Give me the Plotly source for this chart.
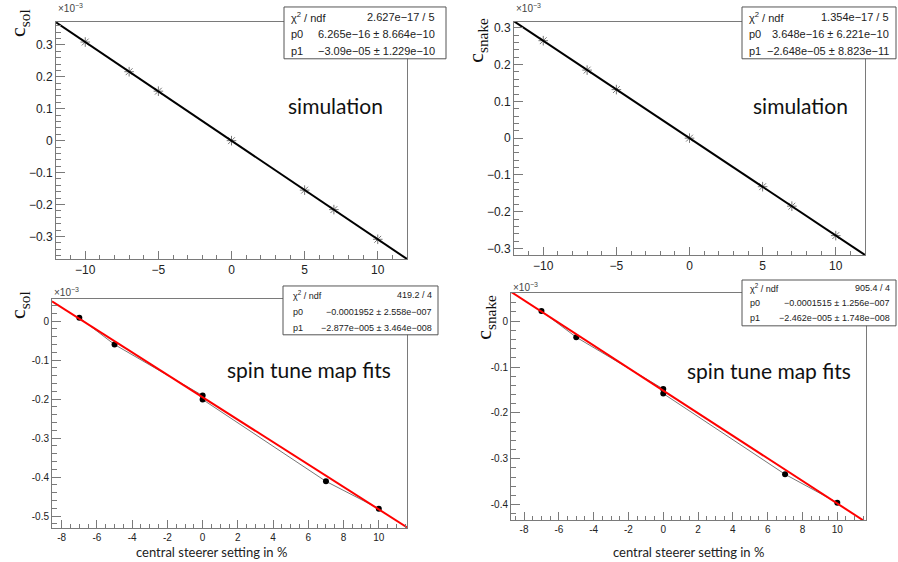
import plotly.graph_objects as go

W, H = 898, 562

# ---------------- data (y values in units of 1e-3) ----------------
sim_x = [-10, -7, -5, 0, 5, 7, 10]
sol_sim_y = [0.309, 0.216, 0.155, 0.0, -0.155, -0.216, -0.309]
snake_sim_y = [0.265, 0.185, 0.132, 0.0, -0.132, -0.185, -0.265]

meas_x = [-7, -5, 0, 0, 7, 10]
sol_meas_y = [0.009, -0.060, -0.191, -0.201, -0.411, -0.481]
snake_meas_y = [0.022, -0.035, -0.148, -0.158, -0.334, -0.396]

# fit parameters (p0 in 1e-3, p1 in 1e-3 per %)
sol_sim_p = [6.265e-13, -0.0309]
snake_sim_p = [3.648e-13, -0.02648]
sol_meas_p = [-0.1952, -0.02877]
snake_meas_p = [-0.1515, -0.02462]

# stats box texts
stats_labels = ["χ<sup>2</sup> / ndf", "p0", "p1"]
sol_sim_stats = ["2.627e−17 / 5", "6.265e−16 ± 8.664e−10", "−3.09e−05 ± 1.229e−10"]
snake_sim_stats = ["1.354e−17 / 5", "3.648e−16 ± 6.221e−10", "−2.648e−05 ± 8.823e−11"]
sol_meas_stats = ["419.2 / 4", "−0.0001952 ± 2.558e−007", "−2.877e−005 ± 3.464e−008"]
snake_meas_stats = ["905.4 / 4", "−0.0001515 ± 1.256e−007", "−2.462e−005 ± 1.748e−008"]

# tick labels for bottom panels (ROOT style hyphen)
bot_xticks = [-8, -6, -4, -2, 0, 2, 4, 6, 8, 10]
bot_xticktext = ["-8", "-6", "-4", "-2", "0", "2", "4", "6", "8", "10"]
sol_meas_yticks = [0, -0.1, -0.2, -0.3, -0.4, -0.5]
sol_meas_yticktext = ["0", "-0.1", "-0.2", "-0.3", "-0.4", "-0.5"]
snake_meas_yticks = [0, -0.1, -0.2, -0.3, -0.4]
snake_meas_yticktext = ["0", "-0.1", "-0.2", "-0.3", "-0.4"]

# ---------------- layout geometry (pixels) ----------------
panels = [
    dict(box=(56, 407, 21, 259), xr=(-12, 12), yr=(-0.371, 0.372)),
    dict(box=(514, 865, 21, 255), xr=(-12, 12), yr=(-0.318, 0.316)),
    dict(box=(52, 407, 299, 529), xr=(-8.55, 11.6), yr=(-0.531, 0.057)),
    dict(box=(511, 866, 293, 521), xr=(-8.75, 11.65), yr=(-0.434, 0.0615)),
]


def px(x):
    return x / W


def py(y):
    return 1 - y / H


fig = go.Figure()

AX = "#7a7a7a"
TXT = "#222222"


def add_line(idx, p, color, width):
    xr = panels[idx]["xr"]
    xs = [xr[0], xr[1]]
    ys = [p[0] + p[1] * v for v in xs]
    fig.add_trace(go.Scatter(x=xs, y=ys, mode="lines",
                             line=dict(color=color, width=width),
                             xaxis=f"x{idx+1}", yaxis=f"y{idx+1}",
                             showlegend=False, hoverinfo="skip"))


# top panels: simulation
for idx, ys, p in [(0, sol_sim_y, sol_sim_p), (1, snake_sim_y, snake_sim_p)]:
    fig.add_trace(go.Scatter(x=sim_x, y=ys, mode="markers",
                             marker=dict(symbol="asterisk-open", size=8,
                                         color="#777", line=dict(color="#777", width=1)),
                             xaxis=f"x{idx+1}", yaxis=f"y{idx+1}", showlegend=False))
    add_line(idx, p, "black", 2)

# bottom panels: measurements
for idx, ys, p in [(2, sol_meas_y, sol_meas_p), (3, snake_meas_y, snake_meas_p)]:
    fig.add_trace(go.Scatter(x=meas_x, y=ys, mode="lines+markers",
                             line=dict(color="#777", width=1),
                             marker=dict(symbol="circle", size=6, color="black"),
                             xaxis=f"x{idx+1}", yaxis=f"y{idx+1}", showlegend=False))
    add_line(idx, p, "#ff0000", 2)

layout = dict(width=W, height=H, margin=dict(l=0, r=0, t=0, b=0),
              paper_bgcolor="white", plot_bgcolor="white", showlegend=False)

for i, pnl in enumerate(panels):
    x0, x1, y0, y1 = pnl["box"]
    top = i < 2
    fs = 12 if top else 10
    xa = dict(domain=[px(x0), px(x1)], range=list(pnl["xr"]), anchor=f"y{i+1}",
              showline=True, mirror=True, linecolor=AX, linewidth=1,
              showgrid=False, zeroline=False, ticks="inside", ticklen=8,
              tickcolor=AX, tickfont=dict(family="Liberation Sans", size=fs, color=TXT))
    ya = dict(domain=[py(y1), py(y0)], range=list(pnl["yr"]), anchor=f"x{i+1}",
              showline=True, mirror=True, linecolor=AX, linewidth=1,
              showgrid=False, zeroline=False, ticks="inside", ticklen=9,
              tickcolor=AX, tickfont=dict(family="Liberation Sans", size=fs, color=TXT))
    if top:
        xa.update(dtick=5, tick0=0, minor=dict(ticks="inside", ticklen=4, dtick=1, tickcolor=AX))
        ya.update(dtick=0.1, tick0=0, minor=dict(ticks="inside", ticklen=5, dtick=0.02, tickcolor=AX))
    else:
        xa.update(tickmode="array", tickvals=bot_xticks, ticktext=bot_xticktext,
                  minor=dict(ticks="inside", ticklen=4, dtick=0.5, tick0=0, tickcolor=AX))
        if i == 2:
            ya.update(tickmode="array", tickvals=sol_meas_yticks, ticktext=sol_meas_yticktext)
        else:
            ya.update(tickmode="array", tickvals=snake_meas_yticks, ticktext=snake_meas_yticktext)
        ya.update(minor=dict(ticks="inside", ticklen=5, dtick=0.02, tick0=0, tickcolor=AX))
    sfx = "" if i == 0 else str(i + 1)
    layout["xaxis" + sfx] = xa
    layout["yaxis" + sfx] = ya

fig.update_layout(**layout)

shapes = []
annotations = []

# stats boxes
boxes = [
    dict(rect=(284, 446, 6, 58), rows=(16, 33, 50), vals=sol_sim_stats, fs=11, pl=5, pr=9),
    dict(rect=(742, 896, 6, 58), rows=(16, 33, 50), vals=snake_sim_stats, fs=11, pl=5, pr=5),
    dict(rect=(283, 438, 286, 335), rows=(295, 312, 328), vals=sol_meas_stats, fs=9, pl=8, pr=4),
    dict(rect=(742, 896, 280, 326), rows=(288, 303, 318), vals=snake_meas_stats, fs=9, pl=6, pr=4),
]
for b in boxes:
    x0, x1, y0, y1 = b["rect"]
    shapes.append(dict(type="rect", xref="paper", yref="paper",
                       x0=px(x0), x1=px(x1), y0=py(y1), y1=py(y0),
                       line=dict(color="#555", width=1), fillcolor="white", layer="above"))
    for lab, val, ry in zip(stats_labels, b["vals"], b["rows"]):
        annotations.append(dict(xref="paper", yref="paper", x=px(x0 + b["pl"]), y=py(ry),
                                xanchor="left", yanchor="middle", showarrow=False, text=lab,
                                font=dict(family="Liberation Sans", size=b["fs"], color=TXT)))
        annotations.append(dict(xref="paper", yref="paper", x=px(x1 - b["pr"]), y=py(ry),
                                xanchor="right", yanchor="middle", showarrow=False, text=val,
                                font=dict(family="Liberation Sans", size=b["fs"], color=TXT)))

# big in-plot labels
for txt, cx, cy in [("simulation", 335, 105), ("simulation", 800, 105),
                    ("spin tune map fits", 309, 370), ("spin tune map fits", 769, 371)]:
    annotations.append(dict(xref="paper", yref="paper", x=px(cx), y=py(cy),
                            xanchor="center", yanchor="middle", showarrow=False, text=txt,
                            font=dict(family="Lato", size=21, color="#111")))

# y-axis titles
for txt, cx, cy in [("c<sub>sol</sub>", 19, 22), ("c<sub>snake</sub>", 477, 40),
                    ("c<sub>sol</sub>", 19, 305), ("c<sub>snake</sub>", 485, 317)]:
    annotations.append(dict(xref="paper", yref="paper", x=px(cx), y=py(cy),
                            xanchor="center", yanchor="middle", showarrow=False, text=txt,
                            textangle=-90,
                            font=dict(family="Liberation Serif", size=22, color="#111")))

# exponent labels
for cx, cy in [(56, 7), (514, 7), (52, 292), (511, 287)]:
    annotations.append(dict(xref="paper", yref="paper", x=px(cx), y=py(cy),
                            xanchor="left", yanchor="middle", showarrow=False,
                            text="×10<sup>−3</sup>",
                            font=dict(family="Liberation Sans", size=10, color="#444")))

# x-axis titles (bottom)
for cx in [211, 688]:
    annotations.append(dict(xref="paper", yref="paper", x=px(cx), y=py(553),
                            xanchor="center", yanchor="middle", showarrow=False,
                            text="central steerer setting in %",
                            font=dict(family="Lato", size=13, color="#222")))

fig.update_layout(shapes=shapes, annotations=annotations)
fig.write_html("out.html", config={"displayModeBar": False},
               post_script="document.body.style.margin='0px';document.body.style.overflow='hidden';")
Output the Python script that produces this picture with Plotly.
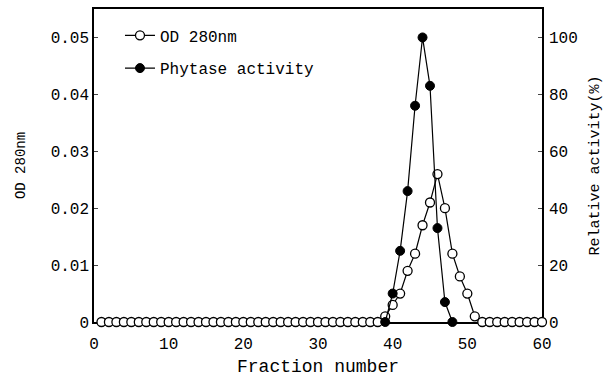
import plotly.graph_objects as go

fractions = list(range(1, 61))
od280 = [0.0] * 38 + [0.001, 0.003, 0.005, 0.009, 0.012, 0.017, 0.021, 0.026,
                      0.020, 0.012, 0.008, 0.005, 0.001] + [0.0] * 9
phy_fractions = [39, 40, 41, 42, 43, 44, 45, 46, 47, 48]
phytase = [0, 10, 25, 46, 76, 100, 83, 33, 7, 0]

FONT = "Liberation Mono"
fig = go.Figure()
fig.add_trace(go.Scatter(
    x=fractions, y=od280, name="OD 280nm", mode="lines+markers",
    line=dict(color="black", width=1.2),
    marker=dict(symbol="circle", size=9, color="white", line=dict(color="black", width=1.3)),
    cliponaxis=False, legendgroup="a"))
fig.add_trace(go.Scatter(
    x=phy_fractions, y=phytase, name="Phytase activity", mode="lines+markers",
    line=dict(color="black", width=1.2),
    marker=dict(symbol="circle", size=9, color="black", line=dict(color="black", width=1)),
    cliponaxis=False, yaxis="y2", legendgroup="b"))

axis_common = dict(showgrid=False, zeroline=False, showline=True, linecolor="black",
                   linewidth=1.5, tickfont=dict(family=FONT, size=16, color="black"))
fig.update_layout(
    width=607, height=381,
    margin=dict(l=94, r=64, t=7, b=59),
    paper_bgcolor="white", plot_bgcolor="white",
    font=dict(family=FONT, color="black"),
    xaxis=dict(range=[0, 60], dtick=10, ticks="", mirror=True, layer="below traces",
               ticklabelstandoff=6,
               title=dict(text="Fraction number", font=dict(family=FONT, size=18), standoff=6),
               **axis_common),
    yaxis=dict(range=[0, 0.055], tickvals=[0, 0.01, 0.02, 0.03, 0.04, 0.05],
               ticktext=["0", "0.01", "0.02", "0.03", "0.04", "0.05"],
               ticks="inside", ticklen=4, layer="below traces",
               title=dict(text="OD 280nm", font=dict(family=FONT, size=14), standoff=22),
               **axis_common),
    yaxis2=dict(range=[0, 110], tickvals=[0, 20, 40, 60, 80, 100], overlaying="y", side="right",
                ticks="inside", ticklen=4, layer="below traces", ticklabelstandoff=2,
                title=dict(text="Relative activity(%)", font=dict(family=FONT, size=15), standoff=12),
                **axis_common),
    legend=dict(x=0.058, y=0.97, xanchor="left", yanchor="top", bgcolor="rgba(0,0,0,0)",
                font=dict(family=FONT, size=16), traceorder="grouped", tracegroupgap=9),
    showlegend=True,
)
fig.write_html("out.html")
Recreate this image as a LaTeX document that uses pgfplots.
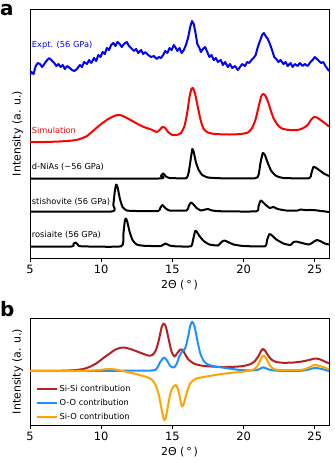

• [WHAT YOU ARE ASKED TO DO]: In the records above, how many lines include "document"? Give that number and nothing more.

• [RESULT OF THIS EXERCISE]: 2